By Charles King, Pund-IT, Inc. August 19, 2015
Last week, Dell and Google together announced the Dell Chromebook 13, which the companies described as a “professional” Chromebook designed for the mobile workforce. Certainly the new solution is a far cry from the vast majority of Chromebooks that tend to resemble clunky, past generation laptops.
By leveraging premium materials, including carbon fiber weave for the cover, a magnesium alloy palm rest and an aluminum base, the Chromebook 13 is light, sturdy and sleek. The 13.3-inch full HD IPS display, dual microphones and 720p HD video webcam help to ensure that users enjoy a quality experience in a wide array of workplace tasks and processes, including Google Hangouts.
Toss in Intel Celeron to Core i3 and i5 processor options, up to 8GB of system memory and up to 12 hours of battery life, and the Chromebook 13 begins to look like a solution that could collectively change peoples’ minds about what a Chromebook is and what it’s good for.
It wouldn’t be the first solution to attempt that – Google has tried a similar effort with its own Chromebook Pixel. But compare the Pixel’s notebook-like $1200-$1500 price tag to the Chromebook 13’s cost of $399-$899 and you can see that Dell (along with an enthusiastic Google) is on something of a mission to sell businesses on the value of this platform.
Taking a shine to Chromebooks
But exactly why would businesses do that? After all, the market is at a point where solid Windows laptops can be had for well under $500, and you can pick up excellent ultrabooks for under $1000. So what would tempt a company to give up a long investment in Windows and Office for the perceived vagaries of Google’s Chrome OS and ecosystem?
A couple of situations are worth considering. First, with economic doldrums continuing to measurably impact a variety of sectors and geographies, many companies are squeezing as much value from a dollar as they possibly can. They may want to refresh company PCs, but new hardware combined with Windows and Office license costs are often prohibitive. In addition, many organizations would like to expand their mobile workforce but lack the means to do so.
In both of these cases, a solution like the Dell Chromebook 13 could be an ideal option. Given the lightness of the Chrome OS, even low-end models deliver solid performance at very attractive price points. Higher-end systems should satisfy performance-conscious power users, and particularly cost-conscious organizations might even contemplate Google Apps for Work for their productivity needs.
Most importantly, Chromebooks are not an either/or proposition, at least in the case of Dell. The new Chromebook 13 is fully supported by the company’s suite of endpoint management, security and maintenance applications and services. In the case of businesses with sizable Windows investments, the Chromebook 13 can utilize the Dell Wyse vWorkspace Connector for Chrome OS to provide seamless, secure access to Windows applications and Office documents. As access to vWorkplace implies, the Chromebook 13 can be incorporated in Wyse thin client implementations and environment.

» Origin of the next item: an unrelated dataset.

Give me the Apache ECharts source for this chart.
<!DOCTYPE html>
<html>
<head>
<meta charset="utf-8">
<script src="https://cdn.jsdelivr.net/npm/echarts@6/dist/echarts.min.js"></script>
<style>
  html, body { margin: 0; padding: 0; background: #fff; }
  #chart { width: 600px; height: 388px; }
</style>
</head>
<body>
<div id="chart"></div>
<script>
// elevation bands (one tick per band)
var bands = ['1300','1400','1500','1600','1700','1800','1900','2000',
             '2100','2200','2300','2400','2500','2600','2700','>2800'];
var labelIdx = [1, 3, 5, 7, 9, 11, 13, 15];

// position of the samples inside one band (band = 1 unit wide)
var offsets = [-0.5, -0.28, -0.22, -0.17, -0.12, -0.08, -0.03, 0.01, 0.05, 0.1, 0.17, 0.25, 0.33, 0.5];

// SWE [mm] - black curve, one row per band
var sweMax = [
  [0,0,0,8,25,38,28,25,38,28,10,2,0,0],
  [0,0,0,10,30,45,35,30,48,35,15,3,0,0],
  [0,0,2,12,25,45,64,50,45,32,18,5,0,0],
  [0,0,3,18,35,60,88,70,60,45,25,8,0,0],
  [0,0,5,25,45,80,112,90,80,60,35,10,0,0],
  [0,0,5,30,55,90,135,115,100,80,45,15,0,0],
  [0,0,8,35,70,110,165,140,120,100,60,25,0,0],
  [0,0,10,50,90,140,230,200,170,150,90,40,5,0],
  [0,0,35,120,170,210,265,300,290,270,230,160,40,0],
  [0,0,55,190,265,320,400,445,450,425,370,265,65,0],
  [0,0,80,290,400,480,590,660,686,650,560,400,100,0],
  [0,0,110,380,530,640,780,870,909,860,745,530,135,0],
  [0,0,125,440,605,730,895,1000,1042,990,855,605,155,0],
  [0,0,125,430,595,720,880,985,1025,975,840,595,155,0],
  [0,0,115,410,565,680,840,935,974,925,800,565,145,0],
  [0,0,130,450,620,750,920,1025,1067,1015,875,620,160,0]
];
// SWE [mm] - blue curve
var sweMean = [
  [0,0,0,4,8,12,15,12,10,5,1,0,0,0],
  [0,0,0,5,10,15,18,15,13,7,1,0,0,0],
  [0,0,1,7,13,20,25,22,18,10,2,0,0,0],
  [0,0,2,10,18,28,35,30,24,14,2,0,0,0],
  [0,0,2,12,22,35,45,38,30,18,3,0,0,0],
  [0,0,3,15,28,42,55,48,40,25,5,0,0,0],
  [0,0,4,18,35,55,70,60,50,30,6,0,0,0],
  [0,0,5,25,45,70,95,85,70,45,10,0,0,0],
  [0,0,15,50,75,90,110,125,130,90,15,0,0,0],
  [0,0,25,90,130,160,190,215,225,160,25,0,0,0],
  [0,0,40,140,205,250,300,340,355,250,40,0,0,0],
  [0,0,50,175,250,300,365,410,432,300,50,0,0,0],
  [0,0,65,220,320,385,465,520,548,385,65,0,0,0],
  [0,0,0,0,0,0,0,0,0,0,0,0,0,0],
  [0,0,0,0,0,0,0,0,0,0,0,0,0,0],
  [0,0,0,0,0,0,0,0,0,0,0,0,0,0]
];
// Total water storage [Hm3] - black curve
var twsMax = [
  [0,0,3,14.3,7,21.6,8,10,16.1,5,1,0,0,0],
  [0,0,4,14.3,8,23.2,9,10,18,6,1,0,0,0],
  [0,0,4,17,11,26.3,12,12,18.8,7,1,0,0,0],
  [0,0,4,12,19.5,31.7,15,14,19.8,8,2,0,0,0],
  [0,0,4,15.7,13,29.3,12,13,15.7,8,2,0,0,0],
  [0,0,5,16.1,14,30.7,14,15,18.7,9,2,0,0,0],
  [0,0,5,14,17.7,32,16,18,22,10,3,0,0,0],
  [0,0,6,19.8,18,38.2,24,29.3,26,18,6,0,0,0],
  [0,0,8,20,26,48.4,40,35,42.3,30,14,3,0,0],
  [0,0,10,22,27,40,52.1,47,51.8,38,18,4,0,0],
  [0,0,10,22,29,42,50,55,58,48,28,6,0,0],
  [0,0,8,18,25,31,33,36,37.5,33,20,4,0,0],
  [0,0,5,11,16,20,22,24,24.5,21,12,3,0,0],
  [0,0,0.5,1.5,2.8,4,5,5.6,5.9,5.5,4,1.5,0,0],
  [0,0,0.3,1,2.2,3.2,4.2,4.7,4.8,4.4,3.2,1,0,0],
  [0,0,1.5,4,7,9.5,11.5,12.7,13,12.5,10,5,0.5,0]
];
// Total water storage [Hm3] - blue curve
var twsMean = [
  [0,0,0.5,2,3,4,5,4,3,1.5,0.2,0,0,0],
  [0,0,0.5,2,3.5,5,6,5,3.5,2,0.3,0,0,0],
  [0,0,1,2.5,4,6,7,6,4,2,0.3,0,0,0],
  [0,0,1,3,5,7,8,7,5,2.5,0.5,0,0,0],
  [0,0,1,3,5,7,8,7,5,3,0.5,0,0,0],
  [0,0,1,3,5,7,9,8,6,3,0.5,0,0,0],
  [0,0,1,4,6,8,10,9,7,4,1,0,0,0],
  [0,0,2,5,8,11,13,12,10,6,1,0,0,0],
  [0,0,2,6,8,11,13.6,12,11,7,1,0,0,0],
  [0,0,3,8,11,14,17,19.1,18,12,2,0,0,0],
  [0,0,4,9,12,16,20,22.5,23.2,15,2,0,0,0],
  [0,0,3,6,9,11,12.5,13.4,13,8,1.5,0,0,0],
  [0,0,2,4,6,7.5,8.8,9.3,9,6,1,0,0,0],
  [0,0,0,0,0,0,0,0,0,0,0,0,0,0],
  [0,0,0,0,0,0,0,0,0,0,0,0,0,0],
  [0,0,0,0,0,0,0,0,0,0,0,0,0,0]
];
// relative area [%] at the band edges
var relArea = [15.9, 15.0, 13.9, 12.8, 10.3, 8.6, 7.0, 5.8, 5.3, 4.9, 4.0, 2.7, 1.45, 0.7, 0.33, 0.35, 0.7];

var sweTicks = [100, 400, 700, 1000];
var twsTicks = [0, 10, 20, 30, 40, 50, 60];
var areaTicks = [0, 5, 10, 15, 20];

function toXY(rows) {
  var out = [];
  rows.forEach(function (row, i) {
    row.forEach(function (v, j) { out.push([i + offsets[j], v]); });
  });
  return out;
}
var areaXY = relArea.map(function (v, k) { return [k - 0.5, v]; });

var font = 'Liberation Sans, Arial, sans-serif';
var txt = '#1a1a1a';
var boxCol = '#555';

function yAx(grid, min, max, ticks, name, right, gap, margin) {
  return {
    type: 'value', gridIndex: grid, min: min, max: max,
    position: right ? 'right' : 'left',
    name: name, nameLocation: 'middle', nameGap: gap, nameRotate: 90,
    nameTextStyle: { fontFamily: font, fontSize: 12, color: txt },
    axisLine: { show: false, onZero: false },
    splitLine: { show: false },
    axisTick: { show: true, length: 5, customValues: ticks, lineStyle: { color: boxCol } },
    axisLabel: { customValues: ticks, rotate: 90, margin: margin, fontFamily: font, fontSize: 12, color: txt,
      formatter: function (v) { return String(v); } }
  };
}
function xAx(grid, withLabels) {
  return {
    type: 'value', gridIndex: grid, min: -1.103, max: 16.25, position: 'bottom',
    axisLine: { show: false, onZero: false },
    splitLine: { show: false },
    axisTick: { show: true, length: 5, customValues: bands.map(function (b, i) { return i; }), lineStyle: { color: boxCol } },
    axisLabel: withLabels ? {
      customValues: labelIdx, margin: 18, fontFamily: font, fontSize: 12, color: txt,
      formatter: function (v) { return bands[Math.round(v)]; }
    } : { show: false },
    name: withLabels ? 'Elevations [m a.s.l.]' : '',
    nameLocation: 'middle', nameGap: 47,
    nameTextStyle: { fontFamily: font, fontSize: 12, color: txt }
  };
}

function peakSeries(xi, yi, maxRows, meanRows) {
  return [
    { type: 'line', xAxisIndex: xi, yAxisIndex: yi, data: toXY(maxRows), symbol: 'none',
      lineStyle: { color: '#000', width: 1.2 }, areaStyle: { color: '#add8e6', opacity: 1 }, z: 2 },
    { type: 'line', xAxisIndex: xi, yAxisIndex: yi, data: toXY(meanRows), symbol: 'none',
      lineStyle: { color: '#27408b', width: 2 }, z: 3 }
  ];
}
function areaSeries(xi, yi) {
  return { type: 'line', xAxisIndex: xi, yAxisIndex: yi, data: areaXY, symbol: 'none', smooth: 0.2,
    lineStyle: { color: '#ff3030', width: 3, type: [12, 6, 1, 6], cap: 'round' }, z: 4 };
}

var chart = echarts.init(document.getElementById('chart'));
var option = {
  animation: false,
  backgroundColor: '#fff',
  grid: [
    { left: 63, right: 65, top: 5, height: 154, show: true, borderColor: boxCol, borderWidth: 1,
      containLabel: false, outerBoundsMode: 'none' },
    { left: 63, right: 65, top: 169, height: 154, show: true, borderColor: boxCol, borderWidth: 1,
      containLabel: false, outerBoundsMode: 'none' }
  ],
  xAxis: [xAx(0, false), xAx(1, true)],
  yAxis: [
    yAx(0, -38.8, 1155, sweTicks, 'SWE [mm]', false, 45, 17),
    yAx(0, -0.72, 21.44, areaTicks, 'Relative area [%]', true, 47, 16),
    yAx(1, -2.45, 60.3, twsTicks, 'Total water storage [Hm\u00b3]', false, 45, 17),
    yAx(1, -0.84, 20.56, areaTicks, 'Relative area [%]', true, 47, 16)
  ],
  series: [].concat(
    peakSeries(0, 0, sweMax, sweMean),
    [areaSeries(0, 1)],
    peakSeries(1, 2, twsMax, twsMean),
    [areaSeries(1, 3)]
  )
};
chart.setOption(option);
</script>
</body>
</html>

The Chromebook 13 is also supported by Dell KACE for inventory management and service desk support. Dell SonicWALL Mobile Connect (VPN) app in combination with a Dell Secure Mobile Access appliance or next-generation firewall provides employees secure access to authorized company resources, along with access reporting and tracking. Content Filter subscription services are available with Dell firewalls to provide URL filtering and browser protection.

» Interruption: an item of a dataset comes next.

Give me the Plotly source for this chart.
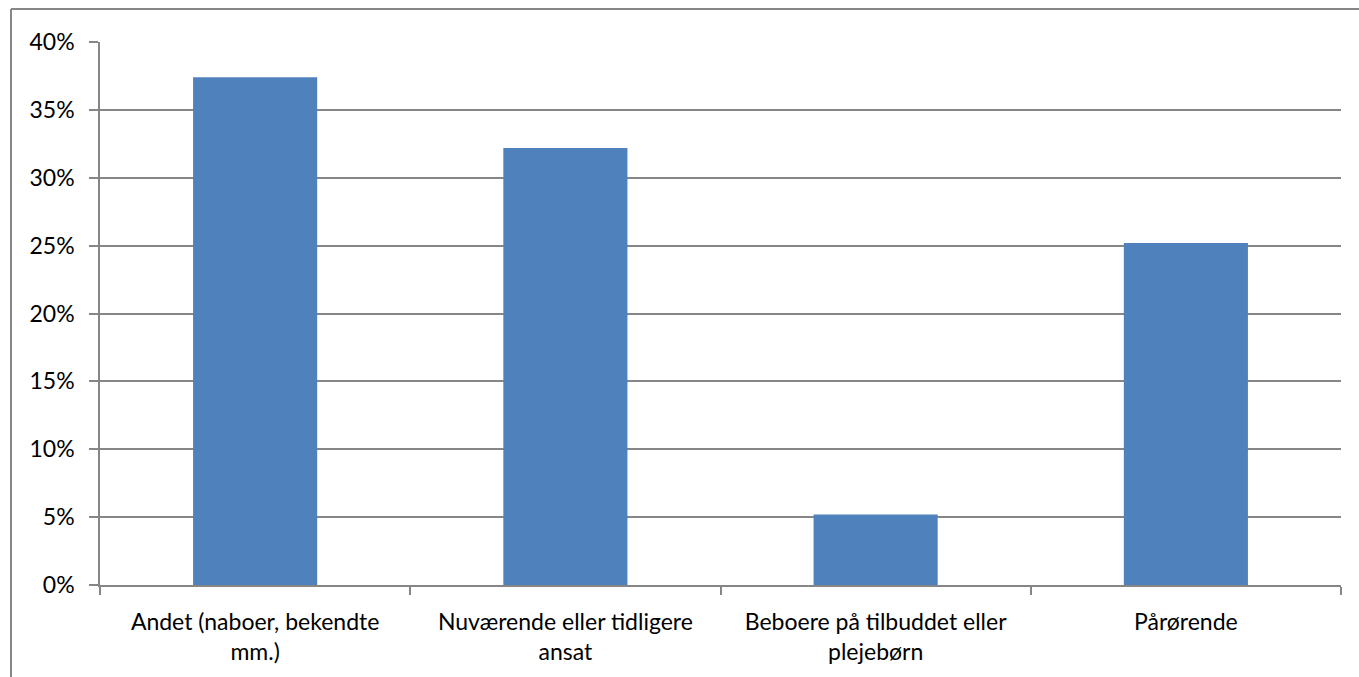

Finally, the company is making its new ProSupport Plus for PCs and tablets available to Dell Chromebook 13 customers. ProSupport Plus services include priority 24X7 access to expert support, repair for drops, spills and other mishaps, and a Technical Account Manager (TAM) for customers with more than 1,000 entitled systems.
This all sounds good, but not every organization will want, let alone prefer to move ahead with Chromebook adoptions. The fact is that Dell fully understands that, but the company also recognizes that for many customers and in many situations, the Chromebook 13 can offer excellent value and often unique solutions for particular customer problems.
By working closely with Google, Dell has developed a compelling new solution that brings the value of Chromebook technology into the workplace and makes it fully ready for business users. Plus, by supporting its new offering with Wyse, KACE and SonicWall solutions, and ProSupport services, Dell has ensured that the Chromebook 13 can be fully integrated, managed and maintained in demanding business environments.
At the end of the day, organizations planning mobile workforce solution deployments may decide that Chromebooks are not for them. But they would be remiss if they did not investigate and consider Dell’s new Chromebook 13.